Cultura e Spettacoli

Martin Scorsese: "Al Pacino aveva paura di morire prima di vedere il film finito"

Ironico, realista e senza filtri: Martin Scorsese ha messo tanto di lui nel suo nuovo film "The Irishman", come dimostra nella chiacchierata con il Corriere della Sera

Martin Scorsese: "Al Pacino aveva paura di morire prima di vedere il film finito"

Martin Scorsese è uno dei geni del cinema mondiale. Ha firmato grandi capolavori destinati a diventare immortali e si appresta a portare nelle sale The Irishman, un nuovo lavoro da molti dipinto come il “film testamento” del regista. Paolo Mereghetti l'ha incontrato e intervistato per il Corriere della Sera e dalla loro chiacchierata è emerso un ritratto sincero e disincantato del film.

Il cast è di quelli stellari: se dietro le cineprese c'era il genio di Scorsese, davanti alle camere si muovevano Robert De Niro e Al Pacino. Attori straordinari, che hanno scritto pagine importanti della storia del cinema che si sono cimentati in una nuova esperienza, con uno sguardo al futuro e alle nuove tecnologie ma senza tradire la tradizione e la filosofia del cinema firmato Scorsese.
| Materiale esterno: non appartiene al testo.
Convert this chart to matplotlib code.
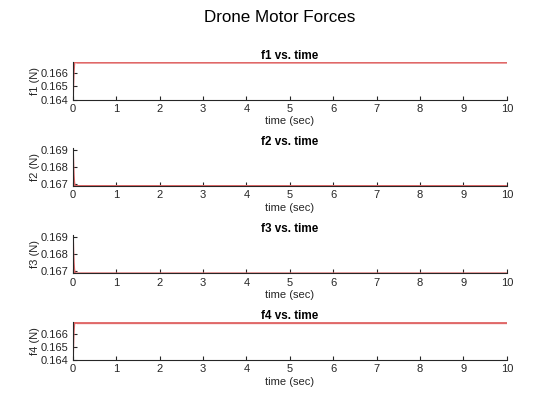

Tre uomini, tre leggende, over 70 con un fortissimo senso della realtà. “Quando Bob (De Niro) e io abbiamo deciso di raccontare questa storia ho pensato che avremmo potuto imparare qualcosa anche alla nostra età — abbiamo tutti e due 76 anni — e accettare l’idea della mortalità, ammesso che sia possibile farlo. Imparare a vivere con questa consapevolezza. Io glielo ho anche detto esplicitamente: lui mi guardava e annuiva. A un certo punto Al Pacino, che ha due anni più di noi, mi ha detto: 'Spero di vivere abbastanza a lungo per vedere il film finito' per via del tempo lunghissimo, cinque anni, che c’è voluto per sviluppare la tecnologia digitale di ringiovanimento. Ma ce l’ha fatta, grazie a Dio”, ha detto Scorsese al giornalista prima di iniziare a raccontare The Irishman.

Il film racconta il rapporto di Frank Sheeran, uno dei killer più misteriosi della storia americana, con Jimmy Hoffa, personaggio controverso e molto potente a capo del sindacato degli autotrasportatori. È ambientato tra gli anni Cinquanta e Sessanta nell'America dominata dalle faide di mafia, corrotta e insanguinata. Scorsese per il suo film si rifà all'omonimo saggio di Charles Brandt per la fine di Jimmy Hoffa “ma non voglio spacciarla per verità”, dice nell'intervista. Martin Scorsese ha voluto dare uno sguardo introspettivo al personaggio di Frank Sheeran, andando oltre le sue idee politiche, che seppure inevitabilmente parte del racconto restano sullo sfondo nella trama. “Io volevo raccontare solo le sue emozioni di uomo. Quello che mi interessa di una persona come lui è l’amore, il rimorso, il tradimento, la necessità del tradimento. Alla fine, la politica non c’entra: tutto si restringe al fatto che deve tradire la persona cui vuole più bene. Tutto resta focalizzato sull’individuo, sul dilemma umano, sul conflitto morale”, ha spiegato il regista a Mereghetti.

È stato un lavoro di produzione molto lungo quello di The Irishman perché è stato necessario attendere che venissero sviluppate le tecnologie per la sperimentazione digitale del ringiovanimento del volto. Quasi una forzatura per la filosofia cinematografica di Martin Scorsese, che ha girato questo film per il 70% in digitale e il 30% in analogico, proprio per permettere l'utilizzo delle nuove tecniche.

La sua storia professionale insegna e da sempre Martin Scorsese è legato a un'idea classica del cinema, che non vede di buon occhio i film sui supereroi, la cui produzione negli ultimi anni ha subito una crescita esponenziale: “Se ci sono solo quei film, i ragazzi penseranno solo in quel modo, dimenticando che un essere umano a volte deve prendere delle decisioni che non vorrebbe prendere, che esistono le contraddizioni, che il mondo non si divide solo in buoni o cattivi.”